— TASK DIRECTIONS —
Leave out the pictures and reproduce all of the data exactly.

— SUPPLIED DATA —
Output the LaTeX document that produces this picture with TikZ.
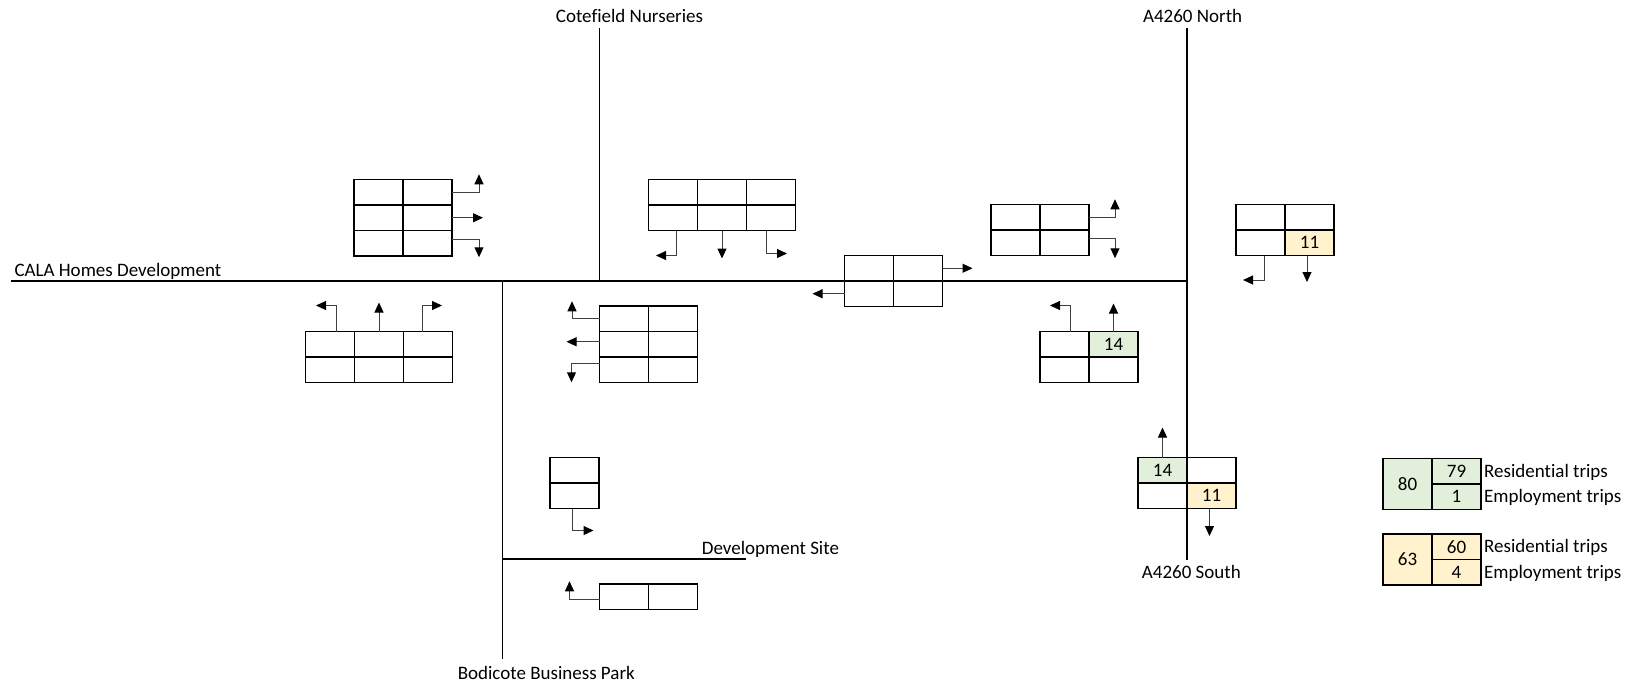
\documentclass[tikz,border=0pt]{standalone}
\usepackage{fontspec}
\setmainfont[Ligatures={TeX,NoCommon}]{Carlito}
\usetikzlibrary{arrows.meta,calc}
\definecolor{greencell}{HTML}{E2EFDA}
\definecolor{yellowcell}{HTML}{FFF2CC}

% grid of empty count cells: name, left, top, columns, rows
\newcommand{\countbox}[5]{%
  \foreach \r in {1,...,#5}{
    \foreach \c in {1,...,#4}{
      \node[cell] (#1-\r-\c) at ({#2+(\c-1)*49},{#3+(\r-1)*25.5}) {};
    }
  }%
}

\begin{document}
\begin{tikzpicture}[x=1pt, y=-1pt,
  every node/.style={font=\fontsize{19}{22}\selectfont},
  cell/.style={draw, line width=1.8pt, minimum width=49pt, minimum height=25.5pt, inner sep=0pt, outer sep=0pt, anchor=north west},
  road/.style={line width=1.8pt},
  flow/.style={line width=1pt, draw=black!75, -{Triangle[length=10pt, width=9pt, color=black]}},
  key/.style={anchor=west, inner sep=3pt, text height=12.2pt, text depth=0pt},
  place/.style={anchor=base, inner sep=0pt}]
  \useasboundingbox (0,0) rectangle (1641,686);

  % Road ends
  \coordinate (cala-w) at (11,281);
  \coordinate (cala-e) at (1187,281);
  \coordinate (cote-n) at (599.5,28);
  \coordinate (cote-s) at (599.5,281);
  \coordinate (a4260-n) at (1187,28);
  \coordinate (a4260-s) at (1187,560);
  \coordinate (bodi-n) at (502.5,281);
  \coordinate (bodi-s) at (502.5,659);
  \coordinate (site-w) at (502.5,559);
  \coordinate (site-e) at (746,559);

  % Roads
  \draw[road] (cala-w) -- (cala-e);
  \draw[road] (cote-n) -- (cote-s);
  \draw[road] (a4260-n) -- (a4260-s);
  \draw[road] (bodi-n) -- (bodi-s);
  \draw[road] (site-w) -- (site-e);

  % Road names
  \node[place] (cotefield) at (629.5,22) {Cotefield Nurseries};
  \node[place] (north) at (1192.6,22) {A4260 North};
  \node[place, anchor=base west] (cala) at (14.3,276.7) {CALA Homes Development};
  \node[place, anchor=base west] (devsite) at (701.7,554) {Development Site};
  \node[place] (south) at (1191.3,578.3) {A4260 South};
  \node[place] (bodicote) at (546.3,679.3) {Bodicote Business Park};

  % Count boxes
  \countbox{A}{354}{179.5}{2}{3}
  \countbox{B}{305.5}{331.5}{3}{2}
  \countbox{C}{648.5}{179.5}{3}{2}
  \countbox{D}{599.5}{306}{2}{3}
  \countbox{E}{844.5}{255.5}{2}{2}
  \countbox{F}{991}{204.5}{2}{2}
  \countbox{G}{1040}{331.5}{2}{2}
  \countbox{H}{1236}{204.5}{2}{2}
  \countbox{I}{1138}{457.5}{2}{2}
  \countbox{J}{550}{457.5}{1}{2}
  \countbox{K}{599.5}{584}{2}{1}

  % Filled counts
  \node[cell, anchor=center, fill=greencell] (G14) at (G-1-2.center) {14};
  \node[cell, anchor=center, fill=yellowcell] (H11) at (H-2-2.center) {11};
  \node[cell, anchor=center, fill=greencell] (I14) at (I-1-1.center) {14};
  \node[cell, anchor=center, fill=yellowcell] (I11) at (I-2-2.center) {11};

  % Turning movements
  \draw[flow] (A-1-2.east) -| ++(27,-18);
  \draw[flow] (A-2-2.east) -- ++(31,0);
  \draw[flow] ($(A-3-2.east)+(0,-4)$) -| ++(27,18);

  \draw[flow] ($(B-1-1.north)+(6,0)$) |- ++(-20,-26);
  \draw[flow] (B-1-2.north) -- ++(0,-29);
  \draw[flow] ($(B-1-3.north)+(-6,0)$) |- ++(20,-26);

  \draw[flow] ($(C-2-1.south)+(3,0)$) |- ++(-20,25);
  \draw[flow] (C-2-2.south) -- ++(0,28);
  \draw[flow] ($(C-2-3.south)+(-5,0)$) |- ++(21,23);

  \draw[flow] (D-1-1.west) -| ++(-27.5,-17.5);
  \draw[flow] ($(D-2-1.west)+(0,-2.5)$) -- ++(-33,0);
  \draw[flow] ($(D-3-1.west)+(0,-6.5)$) -| ++(-28,19);

  \draw[flow] (E-1-2.east) -- ++(30,0);
  \draw[flow] (E-2-1.west) -- ++(-32,0);

  \draw[flow] (F-1-2.east) -| ++(26,-18);
  \draw[flow] ($(F-2-2.east)+(0,-4)$) -| ++(26,19.5);

  \draw[flow] ($(G-1-1.north)+(6,0)$) |- ++(-20.5,-26);
  \draw[flow] (G14.north) -- ++(0,-28);

  \draw[flow] ($(H-2-1.south)+(3.5,0)$) |- ++(-21,24.5);
  \draw[flow] ($(H11.south)+(-2.5,0)$) -- ++(0,26.5);

  \draw[flow] (I14.north) -- ++(0,-30);
  \draw[flow] ($(I11.south)+(-2,0)$) -- ++(0,27.5);

  \draw[flow] ($(J-2-1.south)+(-2,0)$) |- ++(21,22);

  \draw[flow] ($(K-1-1.west)+(0,3)$) -| ++(-30,-18.5);

  % Legend
  \node[cell, fill=greencell, minimum height=51pt] (LG-tot) at (1383,458.5) {80};
  \node[cell, fill=greencell] (LG-res) at (1432,458.5) {79};
  \node[cell, fill=greencell] (LG-emp) at (1432,484) {1};
  \node[key] (LG-res-txt) at (LG-res.east) {Residential trips};
  \node[key] (LG-emp-txt) at (LG-emp.east) {Employment trips};

  \node[cell, fill=yellowcell, minimum height=51pt] (LY-tot) at (1383,534) {63};
  \node[cell, fill=yellowcell] (LY-res) at (1432,534) {60};
  \node[cell, fill=yellowcell] (LY-emp) at (1432,559.5) {4};
  \node[key] (LY-res-txt) at (LY-res.east) {Residential trips};
  \node[key] (LY-emp-txt) at (LY-emp.east) {Employment trips};
\end{tikzpicture}
\end{document}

— IN RESPONSE —
Output the LaTeX document that produces this picture with TikZ.
\documentclass[tikz,border=0pt]{standalone}
\usepackage{fontspec}
\setmainfont[Ligatures={TeX,NoCommon}]{Carlito}
\usetikzlibrary{arrows.meta,calc}
\definecolor{greencell}{HTML}{E2EFDA}
\definecolor{yellowcell}{HTML}{FFF2CC}

% grid of empty count cells: name, left, top, columns, rows
\newcommand{\countbox}[5]{%
  \foreach \r in {1,...,#5}{
    \foreach \c in {1,...,#4}{
      \node[cell] (#1-\r-\c) at ({#2+(\c-1)*49},{#3+(\r-1)*25.5}) {};
    }
  }%
}

\begin{document}
\begin{tikzpicture}[x=1pt, y=-1pt,
  every node/.style={font=\fontsize{19}{22}\selectfont},
  cell/.style={draw, line width=1.8pt, minimum width=49pt, minimum height=25.5pt, inner sep=0pt, outer sep=0pt, anchor=north west},
  road/.style={line width=1.8pt},
  flow/.style={line width=1pt, draw=black!75, -{Triangle[length=10pt, width=9pt, color=black]}},
  key/.style={anchor=west, inner sep=3pt, text height=12.2pt, text depth=0pt},
  place/.style={anchor=base, inner sep=0pt}]
  \useasboundingbox (0,0) rectangle (1641,686);

  % Road ends
  \coordinate (cala-w) at (11,281);
  \coordinate (cala-e) at (1187,281);
  \coordinate (cote-n) at (599.5,28);
  \coordinate (cote-s) at (599.5,281);
  \coordinate (a4260-n) at (1187,28);
  \coordinate (a4260-s) at (1187,560);
  \coordinate (bodi-n) at (502.5,281);
  \coordinate (bodi-s) at (502.5,659);
  \coordinate (site-w) at (502.5,559);
  \coordinate (site-e) at (746,559);

  % Roads
  \draw[road] (cala-w) -- (cala-e);
  \draw[road] (cote-n) -- (cote-s);
  \draw[road] (a4260-n) -- (a4260-s);
  \draw[road] (bodi-n) -- (bodi-s);
  \draw[road] (site-w) -- (site-e);

  % Road names
  \node[place] (cotefield) at (629.5,22) {Cotefield Nurseries};
  \node[place] (north) at (1192.6,22) {A4260 North};
  \node[place, anchor=base west] (cala) at (14.3,276.7) {CALA Homes Development};
  \node[place, anchor=base west] (devsite) at (701.7,554) {Development Site};
  \node[place] (south) at (1191.3,578.3) {A4260 South};
  \node[place] (bodicote) at (546.3,679.3) {Bodicote Business Park};

  % Count boxes
  \countbox{A}{354}{179.5}{2}{3}
  \countbox{B}{305.5}{331.5}{3}{2}
  \countbox{C}{648.5}{179.5}{3}{2}
  \countbox{D}{599.5}{306}{2}{3}
  \countbox{E}{844.5}{255.5}{2}{2}
  \countbox{F}{991}{204.5}{2}{2}
  \countbox{G}{1040}{331.5}{2}{2}
  \countbox{H}{1236}{204.5}{2}{2}
  \countbox{I}{1138}{457.5}{2}{2}
  \countbox{J}{550}{457.5}{1}{2}
  \countbox{K}{599.5}{584}{2}{1}

  % Filled counts
  \node[cell, anchor=center, fill=greencell] (G14) at (G-1-2.center) {14};
  \node[cell, anchor=center, fill=yellowcell] (H11) at (H-2-2.center) {11};
  \node[cell, anchor=center, fill=greencell] (I14) at (I-1-1.center) {14};
  \node[cell, anchor=center, fill=yellowcell] (I11) at (I-2-2.center) {11};

  % Turning movements
  \draw[flow] (A-1-2.east) -| ++(27,-18);
  \draw[flow] (A-2-2.east) -- ++(31,0);
  \draw[flow] ($(A-3-2.east)+(0,-4)$) -| ++(27,18);

  \draw[flow] ($(B-1-1.north)+(6,0)$) |- ++(-20,-26);
  \draw[flow] (B-1-2.north) -- ++(0,-29);
  \draw[flow] ($(B-1-3.north)+(-6,0)$) |- ++(20,-26);

  \draw[flow] ($(C-2-1.south)+(3,0)$) |- ++(-20,25);
  \draw[flow] (C-2-2.south) -- ++(0,28);
  \draw[flow] ($(C-2-3.south)+(-5,0)$) |- ++(21,23);

  \draw[flow] (D-1-1.west) -| ++(-27.5,-17.5);
  \draw[flow] ($(D-2-1.west)+(0,-2.5)$) -- ++(-33,0);
  \draw[flow] ($(D-3-1.west)+(0,-6.5)$) -| ++(-28,19);

  \draw[flow] (E-1-2.east) -- ++(30,0);
  \draw[flow] (E-2-1.west) -- ++(-32,0);

  \draw[flow] (F-1-2.east) -| ++(26,-18);
  \draw[flow] ($(F-2-2.east)+(0,-4)$) -| ++(26,19.5);

  \draw[flow] ($(G-1-1.north)+(6,0)$) |- ++(-20.5,-26);
  \draw[flow] (G14.north) -- ++(0,-28);

  \draw[flow] ($(H-2-1.south)+(3.5,0)$) |- ++(-21,24.5);
  \draw[flow] ($(H11.south)+(-2.5,0)$) -- ++(0,26.5);

  \draw[flow] (I14.north) -- ++(0,-30);
  \draw[flow] ($(I11.south)+(-2,0)$) -- ++(0,27.5);

  \draw[flow] ($(J-2-1.south)+(-2,0)$) |- ++(21,22);

  \draw[flow] ($(K-1-1.west)+(0,3)$) -| ++(-30,-18.5);

  % Legend
  \node[cell, fill=greencell, minimum height=51pt] (LG-tot) at (1383,458.5) {80};
  \node[cell, fill=greencell] (LG-res) at (1432,458.5) {79};
  \node[cell, fill=greencell] (LG-emp) at (1432,484) {1};
  \node[key] (LG-res-txt) at (LG-res.east) {Residential trips};
  \node[key] (LG-emp-txt) at (LG-emp.east) {Employment trips};

  \node[cell, fill=yellowcell, minimum height=51pt] (LY-tot) at (1383,534) {63};
  \node[cell, fill=yellowcell] (LY-res) at (1432,534) {60};
  \node[cell, fill=yellowcell] (LY-emp) at (1432,559.5) {4};
  \node[key] (LY-res-txt) at (LY-res.east) {Residential trips};
  \node[key] (LY-emp-txt) at (LY-emp.east) {Employment trips};
\end{tikzpicture}
\end{document}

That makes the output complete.